Your instructions
Go through the listing and copy each line with the string "React".
++++ Material ++++
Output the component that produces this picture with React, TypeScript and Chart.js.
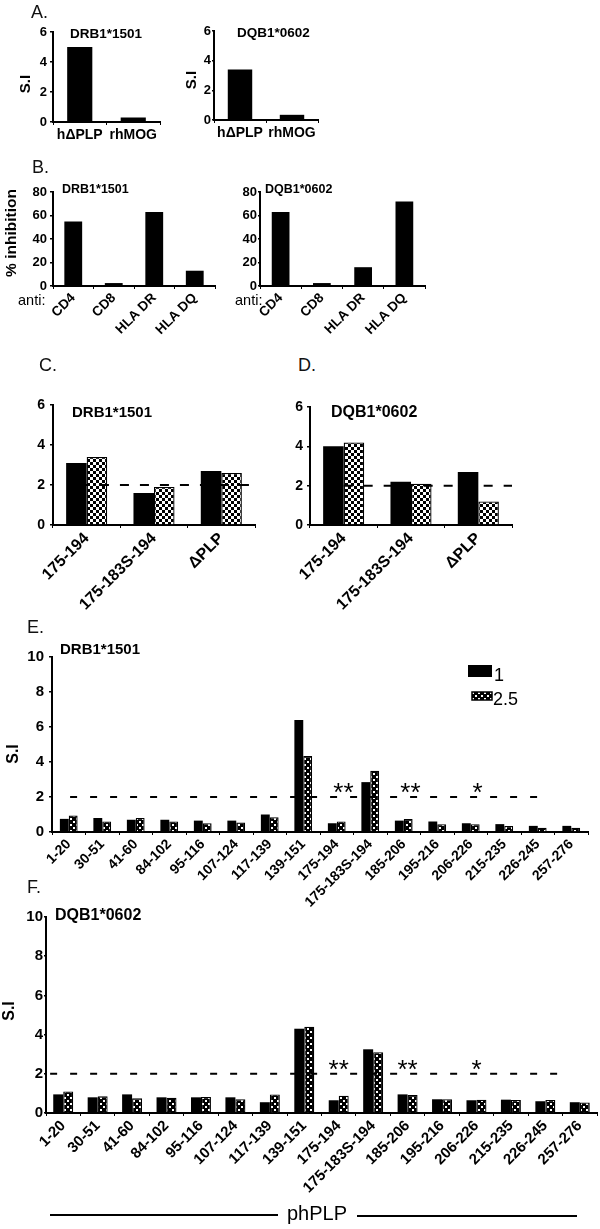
import React, { useEffect, useRef } from "react";
import { Chart, registerables } from "chart.js";

Chart.register(...registerables);

const FONT = "'Liberation Sans', Arial, Helvetica, sans-serif";

// ---------------- data ----------------
// Panel A: proliferation (S.I) to antigens
const antigenCats = ["h\u0394PLP", "rhMOG"];
const antigenSI_DRB = [5.0, 0.3];
const antigenSI_DQB = [3.4, 0.35];

// Panel B: % inhibition by blocking antibodies
const antibodyCats = ["CD4", "CD8", "HLA DR", "HLA DQ"];
const inhibitionDRB = [55, 2.5, 63, 13];
const inhibitionDQB = [63, 2.5, 16, 72];

// Panels C / D: peptide variants, two doses
const variantCats = ["175-194", "175-183S-194", "\u0394PLP"];
const variantDRB_dose1 = [3.1, 1.6, 2.7];
const variantDRB_dose25 = [3.4, 1.9, 2.6];
const variantDQB_dose1 = [4.0, 2.2, 2.7];
const variantDQB_dose25 = [4.2, 2.1, 1.2];

// Panels E / F: peptide scan, two doses
const peptideCats = [
  "1-20", "30-51", "41-60", "84-102", "95-116", "107-124", "117-139", "139-151",
  "175-194", "175-183S-194", "185-206", "195-216", "206-226", "215-235", "226-245", "257-276",
];
const peptideDRB_dose1 = [0.75, 0.8, 0.7, 0.7, 0.65, 0.65, 1.0, 6.4, 0.5, 2.85, 0.65, 0.6, 0.5, 0.45, 0.35, 0.35];
const peptideDRB_dose25 = [0.95, 0.6, 0.8, 0.6, 0.5, 0.55, 0.85, 4.35, 0.6, 3.5, 0.75, 0.45, 0.45, 0.35, 0.25, 0.25];
const peptideDQB_dose1 = [0.95, 0.8, 0.95, 0.8, 0.8, 0.8, 0.55, 4.3, 0.65, 3.25, 0.95, 0.7, 0.65, 0.68, 0.6, 0.55];
const peptideDQB_dose25 = [1.1, 0.85, 0.75, 0.78, 0.82, 0.7, 0.95, 4.4, 0.88, 3.1, 0.92, 0.7, 0.68, 0.66, 0.66, 0.54];

const doseLabels = ["1", "2.5"];
const threshold = 2;
const sigIndex = [8, 10, 12];
const sigMarks = ["**", "**", "*"];

// ---------------- layout specs ----------------
type Box = { l: number; t: number; w: number; h: number };
type Area = { x0: number; x1: number; yTop: number; y0: number };
type Txt = { s: string; x: number; y: number; size: number; bold?: boolean; rot?: boolean };
type Spec = {
  box: Box;
  area: Area;
  labels: string[];
  series: number[][];
  yMax: number;
  step: number;
  barPct: number;
  catPct: number;
  rot: number;
  xSize: number;
  ySize: number;
  yPad: number;
  yTick: number;
  fill2?: "check" | "dots";
  texts: Txt[];
  dash?: { from: number; to: number; pat: number[] };
  stars?: { offset: number };
  legend?: boolean;
};

const specs: Spec[] = [
  {
    box: { l: 0, t: 15, w: 175, h: 130 },
    area: { x0: 53, x1: 160, yTop: 32, y0: 122 },
    labels: antigenCats, series: [antigenSI_DRB], yMax: 6, step: 2,
    barPct: 0.47, catPct: 1, rot: 0, xSize: 14, ySize: 13, yPad: 3, yTick: 3,
    texts: [
      { s: "DRB1*1501", x: 70, y: 38, size: 13.5, bold: true },
      { s: "S.I", x: 26, y: 84, size: 15, bold: true, rot: true },
    ],
  },
  {
    box: { l: 180, t: 15, w: 150, h: 130 },
    area: { x0: 214, x1: 318, yTop: 31, y0: 120 },
    labels: antigenCats, series: [antigenSI_DQB], yMax: 6, step: 2,
    barPct: 0.47, catPct: 1, rot: 0, xSize: 14, ySize: 13, yPad: 1, yTick: 2,
    texts: [
      { s: "DQB1*0602", x: 237, y: 37, size: 13.5, bold: true },
      { s: "S.I", x: 192, y: 80, size: 15, bold: true, rot: true },
    ],
  },
  {
    box: { l: 0, t: 170, w: 230, h: 175 },
    area: { x0: 53, x1: 215, yTop: 192, y0: 286 },
    labels: antibodyCats, series: [inhibitionDRB], yMax: 80, step: 20,
    barPct: 0.44, catPct: 1, rot: 45, xSize: 13.5, ySize: 13, yPad: 3, yTick: 3,
    texts: [
      { s: "DRB1*1501", x: 62, y: 193, size: 12.5, bold: true },
      { s: "% inhibition", x: 12, y: 233, size: 15.5, bold: true, rot: true },
      { s: "anti:", x: 18, y: 305, size: 14.5 },
    ],
  },
  {
    box: { l: 230, t: 170, w: 210, h: 175 },
    area: { x0: 260, x1: 425, yTop: 192, y0: 286 },
    labels: antibodyCats, series: [inhibitionDQB], yMax: 80, step: 20,
    barPct: 0.43, catPct: 1, rot: 45, xSize: 13.5, ySize: 13, yPad: 1, yTick: 2,
    texts: [
      { s: "DQB1*0602", x: 265, y: 193, size: 12.5, bold: true },
      { s: "anti:", x: 235, y: 305, size: 14.5 },
    ],
  },
  {
    box: { l: 0, t: 390, w: 270, h: 235 },
    area: { x0: 53, x1: 255, yTop: 405, y0: 525 },
    labels: variantCats, series: [variantDRB_dose1, variantDRB_dose25], yMax: 6, step: 2,
    barPct: 1, catPct: 0.61, rot: 45, xSize: 16, ySize: 14, yPad: 5, yTick: 3, fill2: "check",
    texts: [{ s: "DRB1*1501", x: 72, y: 417, size: 15, bold: true }],
    dash: { from: -0.1, to: 2.5, pat: [9, 11] },
  },
  {
    box: { l: 270, t: 390, w: 260, h: 235 },
    area: { x0: 310, x1: 512, yTop: 407, y0: 525 },
    labels: variantCats, series: [variantDQB_dose1, variantDQB_dose25], yMax: 6, step: 2,
    barPct: 1, catPct: 0.61, rot: 45, xSize: 16, ySize: 14, yPad: 4, yTick: 3, fill2: "check",
    texts: [{ s: "DQB1*0602", x: 331, y: 417, size: 16, bold: true }],
    dash: { from: 0, to: 2.5, pat: [9, 11] },
  },
  {
    box: { l: 0, t: 640, w: 600, h: 268 },
    area: { x0: 52, x1: 588, yTop: 657, y0: 832 },
    labels: peptideCats, series: [peptideDRB_dose1, peptideDRB_dose25], yMax: 10, step: 2,
    barPct: 1, catPct: 0.53, rot: 45, xSize: 14, ySize: 15, yPad: 5, yTick: 3, fill2: "dots",
    texts: [
      { s: "DRB1*1501", x: 60, y: 654, size: 15, bold: true },
      { s: "S.I", x: 14, y: 754, size: 16, bold: true, rot: true },
    ],
    dash: { from: 0.04, to: 14.16, pat: [7, 13] },
    stars: { offset: 0.2 },
    legend: true,
  },
  {
    box: { l: 0, t: 895, w: 600, h: 308 },
    area: { x0: 46, x1: 597, yTop: 917, y0: 1113 },
    labels: peptideCats, series: [peptideDQB_dose1, peptideDQB_dose25], yMax: 10, step: 2,
    barPct: 1, catPct: 0.58, rot: 45, xSize: 15, ySize: 15, yPad: 1, yTick: 2, fill2: "dots",
    texts: [
      { s: "DQB1*0602", x: 55, y: 920, size: 16, bold: true },
      { s: "S.I", x: 10, y: 1011, size: 16, bold: true, rot: true },
    ],
    dash: { from: -0.38, to: 14.53, pat: [7, 13] },
    stars: { offset: 0 },
  },
];

const panelLetters = [
  { s: "A.", x: 31, y: 5 },
  { s: "B.", x: 32, y: 160 },
  { s: "C.", x: 39, y: 358 },
  { s: "D.", x: 298, y: 358 },
  { s: "E.", x: 27, y: 620 },
  { s: "F.", x: 27, y: 880 },
];

// ---------------- helpers ----------------
function makePattern(ctx: CanvasRenderingContext2D, kind: string) {
  const c = document.createElement("canvas");
  c.width = 6;
  c.height = 6;
  const g = c.getContext("2d")!;
  if (kind === "dots") {
    g.fillStyle = "#000";
    g.fillRect(0, 0, 6, 6);
    g.fillStyle = "#fff";
    g.fillRect(1, 1, 2, 2);
    g.fillRect(4, 4, 2, 2);
  } else {
    g.fillStyle = "#fff";
    g.fillRect(0, 0, 6, 6);
    g.fillStyle = "#000";
    g.fillRect(0, 0, 3, 3);
    g.fillRect(3, 3, 3, 3);
  }
  return ctx.createPattern(c, "repeat")!;
}

function buildConfig(spec: Spec, canvas: HTMLCanvasElement): any {
  const ctx0 = canvas.getContext("2d")!;
  const pat = makePattern(ctx0, spec.fill2 || "check");
  const { box, area } = spec;

  const datasets = spec.series.map((data, i) => ({
    label: spec.series.length > 1 ? doseLabels[i] : "S.I",
    data,
    backgroundColor: i === 0 ? "#000" : pat,
    borderColor: "#000",
    borderWidth: i === 0 ? 0 : 1.3,
    barPercentage: spec.barPct,
    categoryPercentage: spec.catPct,
  }));

  const overlay = {
    id: "overlay",
    afterDatasetsDraw(chart: any) {
      const ctx: CanvasRenderingContext2D = chart.ctx;
      const xs = chart.scales.x;
      const ys = chart.scales.y;
      const ox = box.l;
      const oy = box.t;
      ctx.save();
      if (spec.dash) {
        const yy = ys.getPixelForValue(threshold);
        ctx.strokeStyle = "#000";
        ctx.lineWidth = 2;
        ctx.setLineDash(spec.dash.pat);
        ctx.beginPath();
        ctx.moveTo(xs.getPixelForValue(spec.dash.from), yy);
        ctx.lineTo(xs.getPixelForValue(spec.dash.to), yy);
        ctx.stroke();
        ctx.setLineDash([]);
      }
      if (spec.stars) {
        const yy = ys.getPixelForValue(threshold) + 4;
        ctx.fillStyle = "#000";
        ctx.font = `26px ${FONT}`;
        ctx.textAlign = "center";
        ctx.textBaseline = "alphabetic";
        sigIndex.forEach((idx, k) => {
          ctx.fillText(sigMarks[k], xs.getPixelForValue(idx + spec.stars!.offset), yy);
        });
      }
      for (const t of spec.texts) {
        ctx.fillStyle = "#000";
        ctx.font = `${t.bold ? "bold " : ""}${t.size}px ${FONT}`;
        if (t.rot) {
          ctx.save();
          ctx.translate(t.x - ox, t.y - oy);
          ctx.rotate(-Math.PI / 2);
          ctx.textAlign = "center";
          ctx.textBaseline = "middle";
          ctx.fillText(t.s, 0, 0);
          ctx.restore();
        } else {
          ctx.textAlign = "left";
          ctx.textBaseline = "alphabetic";
          ctx.fillText(t.s, t.x - ox, t.y - oy);
        }
      }
      if (spec.legend) {
        ctx.fillStyle = "#000";
        ctx.fillRect(468 - ox, 665 - oy, 24, 12);
        ctx.fillStyle = pat;
        ctx.fillRect(472 - ox, 692 - oy, 20, 8);
        ctx.strokeStyle = "#000";
        ctx.lineWidth = 1.5;
        ctx.strokeRect(472 - ox, 692 - oy, 20, 8);
        ctx.fillStyle = "#000";
        ctx.font = `18px ${FONT}`;
        ctx.textAlign = "left";
        ctx.textBaseline = "alphabetic";
        ctx.fillText(doseLabels[0], 494 - ox, 681 - oy);
        ctx.fillText(doseLabels[1], 493 - ox, 705 - oy);
      }
      ctx.restore();
    },
  };

  return {
    type: "bar",
    data: { labels: spec.labels, datasets },
    options: {
      responsive: false,
      maintainAspectRatio: false,
      animation: false,
      events: [],
      layout: {
        padding: {
          left: 0,
          top: area.yTop - box.t,
          right: box.l + box.w - area.x1,
          bottom: 0,
        },
      },
      plugins: { legend: { display: false }, tooltip: { enabled: false }, title: { display: false } },
      scales: {
        x: {
          grid: { display: true, drawOnChartArea: false, tickLength: 3, color: "#000", lineWidth: 1 },
          border: { display: true, color: "#000", width: 2 },
          ticks: {
            color: "#000",
            font: { family: FONT, size: spec.xSize, weight: "bold" },
            minRotation: spec.rot,
            maxRotation: spec.rot,
            autoSkip: false,
            padding: spec.rot ? 1 : 2,
          },
          afterFit: (s: any) => {
            s.height = box.t + box.h - area.y0;
            s.paddingLeft = 0;
            s.paddingRight = 0;
          },
        },
        y: {
          min: 0,
          max: spec.yMax,
          grid: { display: true, drawOnChartArea: false, tickLength: spec.yTick, color: "#000", lineWidth: 1.5 },
          border: { display: true, color: "#000", width: 2 },
          ticks: {
            stepSize: spec.step,
            color: "#000",
            font: { family: FONT, size: spec.ySize, weight: "bold" },
            padding: spec.yPad,
          },
          afterFit: (s: any) => {
            s.width = area.x0 - box.l;
            s.paddingTop = 0;
            s.paddingBottom = 0;
          },
        },
      },
    },
    plugins: [overlay],
  };
}

function ChartPanel({ spec }: { spec: Spec }) {
  const ref = useRef<HTMLCanvasElement>(null);
  useEffect(() => {
    const canvas = ref.current!;
    const chart = new Chart(canvas, buildConfig(spec, canvas));
    return () => chart.destroy();
  }, [spec]);
  return (
    <canvas
      ref={ref}
      width={spec.box.w}
      height={spec.box.h}
      style={{
        position: "absolute",
        left: spec.box.l,
        top: spec.box.t,
        width: spec.box.w,
        height: spec.box.h,
      }}
    />
  );
}

export default function App() {
  return (
    <div
      style={{
        position: "absolute",
        left: 0,
        top: 0,
        width: 600,
        height: 1229,
        background: "#fff",
        overflow: "hidden",
        fontFamily: FONT,
      }}
    >
      {specs.map((s, i) => (
        <ChartPanel key={i} spec={s} />
      ))}
      {panelLetters.map((p) => (
        <div
          key={p.s}
          style={{
            position: "absolute",
            left: p.x,
            top: p.y - 2,
            font: `18px ${FONT}`,
            lineHeight: "18px",
            color: "#111",
            whiteSpace: "nowrap",
          }}
        >
          {p.s}
        </div>
      ))}
      <div style={{ position: "absolute", left: 50, top: 1214, width: 228, height: 2, background: "#000" }} />
      <div
        style={{
          position: "absolute",
          left: 287,
          top: 1203,
          font: `20px ${FONT}`,
          lineHeight: "20px",
          color: "#000",
          whiteSpace: "nowrap",
        }}
      >
        phPLP
      </div>
      <div style={{ position: "absolute", left: 357, top: 1215, width: 220, height: 2, background: "#000" }} />
    </div>
  );
}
++++
Exercise response
Output the component that produces this picture with React, TypeScript and Chart.js.
import React, { useEffect, useRef } from "react";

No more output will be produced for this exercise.